Les tapis de Kochkor

Comment se fabrique un tapis de feutre décoré de symboles kirghizes

La coopérative « Altyn Kol» a été fondée à Kochkor, au Kirghizistan en 1996, sous l’impulsion d’Helvetas Switzerland. À ses débuts elle comptait deux cent femmes de tous les villages alentours, aujourd’hui elle réunit une quarantaine de femmes, parmi elles quelques jeunes femmes âgées de 20 ans et plus. Il existe une deuxième coopérative dans le même village.
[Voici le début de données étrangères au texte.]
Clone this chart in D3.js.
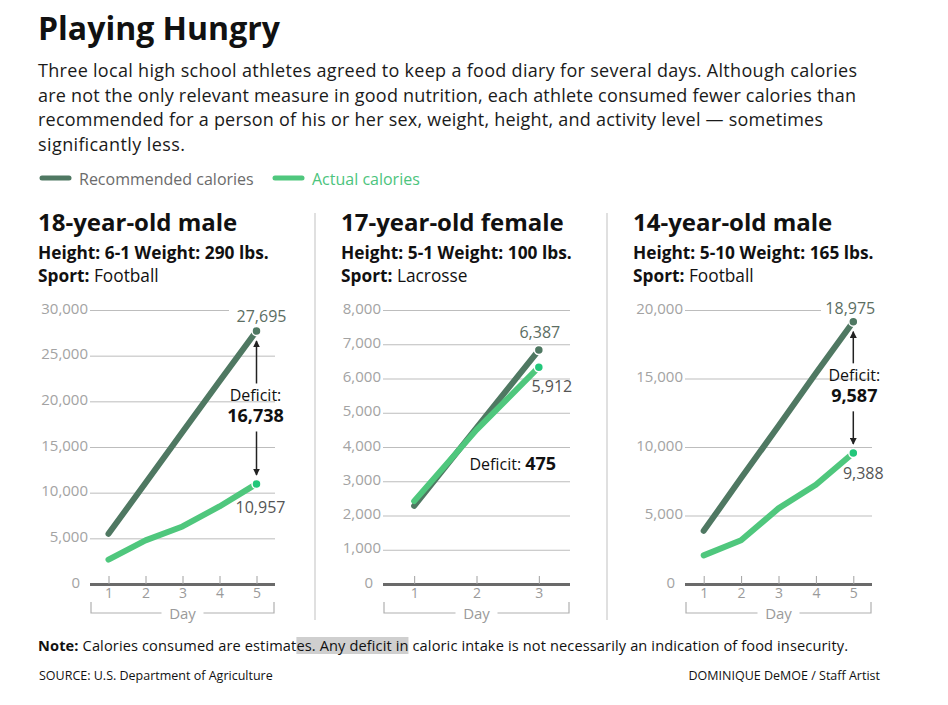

Vidéo sur la fabrication de tapis en feutre au Kirghizistan

De géométrie souvent symétrique, les motifs symboliques de ces tapis représentent des cornes de bouquetin, des ailes, une tête d’aigle ou des ondulations de montagnes qui font le tour du tapis. Jadis de couleurs plutôt mattes, les tapis ont aujourd’hui viré vers des couleurs plus vives… pour correspondre aux goûts des acheteurs potentiels que sont les touristes. On utilise de la laine brute de mouton, de coloris brun ou blanc, que l’on teinte avec des colorants chimiques. La laine brute est disponible sur place puisque la plupart des familles paysannes kirghizes possèdent leurs propres moutons. Elle est patiemment débarrassée des brins d’herbe et autres saletés emmêlées à ses filaments, puis découpée en touffes et en brins d’une dizaine de centimètres de long. Ses brins sont cassés à l’aide de barres métalliques, brossés dans des peignes aux dents d’acier, jusqu’à ce que la laine obtienne la fine structure désirée. Chaque feutre est constitué de deux couches superposées, les brins raccourcis à quelques cinq centimètres étant orientés perpendiculairement d’une couche à l’autre. À l’aide de laines teintées, on dessine les motifs du tapis sur une cloison de roseaux déposée au sol. Puis les interstices sont complétés de laine brune ou blanche, jusqu’à obtenir la forme et la taille du tapis désirées.
Tout en humidifiant la laine en abondance à l’aide d’eau bouillante, la cloison de roseaux et le feutre sont alors soigneusement enroulés en un cylindre régulier, fermé par une longue lanière. Le cylindre est à nouveau arrosé d’eau bouillante. Survient la partie gymnique de la fabrication, qui consiste à fortement piétiner le cylindre pour tasser la laine et la solidifier, pendant que le cylindre est roulé au sol, sous les pas. C’est l’acte de fabrication du feutre proprement dit, qui dure plus de 30 minutes. Il se déroule dans la bonne humeur, accompagné de chansons ou de rengaines rythmiques. Le cylindre peut ensuite être détaché et déroulé au sol, dévoilant le tapis de feutre presque achevé. Une finition attentive est encore effectuée par pression des coudes et des avant-bras, pour obtenir une épaisseur uniforme, une structure plus souple et un dessin correspondant aux attentes. Le tapis, désormais souple et pliable sans que le feutre ne se défasse, doit ensuite être lavé à plusieurs reprises, séché durant 24 heures puis une nouvelle fois détrempé d’eau bouillante, compressé et lavé. Ainsi naissent des chefs d’œuvres d’artisanat, qui doivent régulièrement être dépoussiérés à la main, les filaments de feutre détestant l’aspirateur, sous risque d’être progressivement arrachés au tapis

Boutique de tapis de feutre de la coopértive Altyn Kol, à Kochkor

Les tapis aux motifs découpés et cousus

D’autres tapis sont assemblés à l’aide de feutres confectionnés par des machines. Les motifs sont rigoureusement symétriques, dessinés à la craie sur le feutre. On superpose deux couleurs de feutre différentes, dont les motifs sont soigneusement découpés aux ciseaux, puis emboîtés l’un dans l’autre en alternant les couleurs. Chaque motif est détouré à l’aide de deux ficelles de couleur, constituées de trois brins filés en torons de sens inverse; les morceaux de feutre et les ficelles les détourant sont assemblés au fil et à l’aiguille, à la manière d’un puzzle. Parfois les motifs sont encore renforcés d’une frise de couleur. Le puzzle ainsi assemblé est ensuite cousu sur une double couche de feutre brun, sur lequel le tapis reposera au sol.

Tapis aux motifs de feutre découpés et cousus

Un commentaire

  1. Perraudin Kalbermatter

    Trop bien ce reportage et magnifiques ces femmes et leurs créations! Merci!